The photograph above is different in this regard.  Its sensibility is not so much a function of its realist representation of a sunrise on the Washington Mall as it is the way in which it depicts an attitude towards the current situation by placing otherwise common and recognizable elements into figurative relationships via the creative articulation of visual metaphors.  It is shot at dawn, just as the sun is rising, but the image nevertheless challenges the confidence one might have that this will be a truly sunny day.  The clouds in the sky could turn out to be storm clouds, its not entirely clear, and the fog and mist lend a washed out quality to the image that accents the ways in which the Mall itself is backlit, casting it in shadows that are hard to discern—there could be evil foreboding here, but its really hard to tell.  The Washington Monument is under reconstruction, as marked by the scaffolding that surrounds it, a sign perhaps of the reality that government itself needs to be renovated from time to time, a point reinforced in some ways by the cranes that dot the skyline.  The cranes are at a standstill, just as one might imagine them to be in the early morning hours, but the foggy haze makes it unclear just when clear skies will abide and hence when all will be back at work. This, it would seem, is a picture of the nation’s capital caught in the standstill of partisan divide: foggy, confused, and not clear where it might be headed.

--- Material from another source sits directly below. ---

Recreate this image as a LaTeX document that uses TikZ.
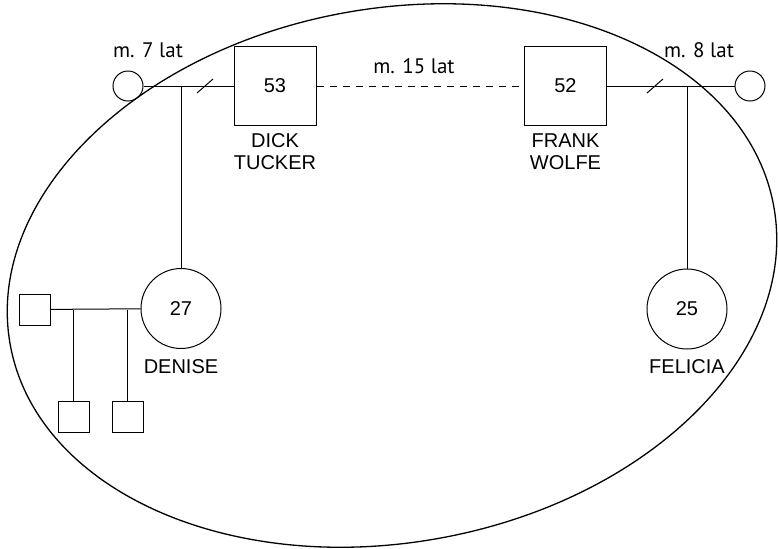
\documentclass[tikz,border=0pt]{standalone}
\usepackage{fontspec}
\setmainfont{Liberation Sans}
\newfontfamily\latfont{PT Sans}
\usetikzlibrary{positioning}

\begin{document}
\begin{tikzpicture}[
    x=0.5pt, y=-0.5pt,
    font=\fontsize{10}{11}\selectfont,
    line width=0.5pt,
    node distance=5pt,
    male/.style={draw, rectangle, inner sep=0pt, minimum width=41pt, minimum height=39.5pt},
    female/.style={draw, circle, inner sep=0pt, minimum size=15pt},
    kid/.style={draw, circle, inner sep=0pt, minimum size=40pt},
    grandson/.style={draw, rectangle, inner sep=0pt, minimum size=15.5pt},
    pname/.style={align=center, inner sep=0pt},
    wed/.style={font=\latfont\fontsize{10.5}{12}\selectfont, inner sep=0pt},
    divorce/.style={line width=0.5pt}
]
\useasboundingbox (0,0) rectangle (778,548);

% parents
\node[female] (wife1) at (128,86) {};
\node[male] (dick) at (275,86) {53};
\node[male] (frank) at (565.5,86) {52};
\node[female] (wife2) at (750,86) {};
\node[pname, below=3.5pt of dick] (dickname) {DICK\\TUCKER};
\node[pname, below=3.5pt of frank] (frankname) {FRANK\\WOLFE};

% children
\node[kid] (denise) at (181,308.5) {27};
\node[kid] (felicia) at (687,309) {25};
\node[pname, below=of denise] (denisename) {DENISE};
\node[pname, below=of felicia] (felicianame) {FELICIA};

% Denise's family
\node[grandson] (partner) at (34.5,309.5) {};
\node[grandson] (son1) at (73.5,416.5) {};
\node[grandson] (son2) at (127.5,416.5) {};

% marriage labels
\node[wed] at (148,50) {m. 7 lat};
\node[wed] at (414,66) {m. 15 lat};
\node[wed] at (699,50) {m. 8 lat};

% connectors
\draw (wife1) -- (dick);
\draw[dash pattern=on 3.5pt off 3pt] (dick) -- (frank);
\draw (frank) -- (wife2);
\draw (denise |- wife1) -- (denise);
\draw (felicia |- wife2) -- (felicia);
\draw (partner) -- (denise);
\draw (son1 |- partner) -- (son1);
\draw (son2 |- partner) -- (son2);

% divorce slashes
\coordinate (cut1) at (205,86);
\coordinate (cut2) at (655,86);
\draw[divorce] ([shift={(-8,7)}]cut1) -- ([shift={(8,-7)}]cut1);
\draw[divorce] ([shift={(-8,7)}]cut2) -- ([shift={(8,-7)}]cut2);

% household
\draw[line width=0.65pt, rotate around={10.3:(392,275.5)}] (392,275.5) ellipse [x radius=388, y radius=267];
\end{tikzpicture}
\end{document}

In short, for all of its realism otherwise, the photograph above is something of an allegory that helps us imagine the world as it is–or as it might be.  Like Garrison Keillor’s fictional Lake Wobegon, what photographs like this can do at their very best is to help make the familiar strange and the strange familiar, and in the process they can inculcate an attitude—sometimes salutary and sometimes not—that invites our active engagement with the world.

Well, in any case, that’s the news from D.C.’s version of Lake Wobegon, where all the representatives are principled, the senators are reasonable, and the citizens are … you know, above average.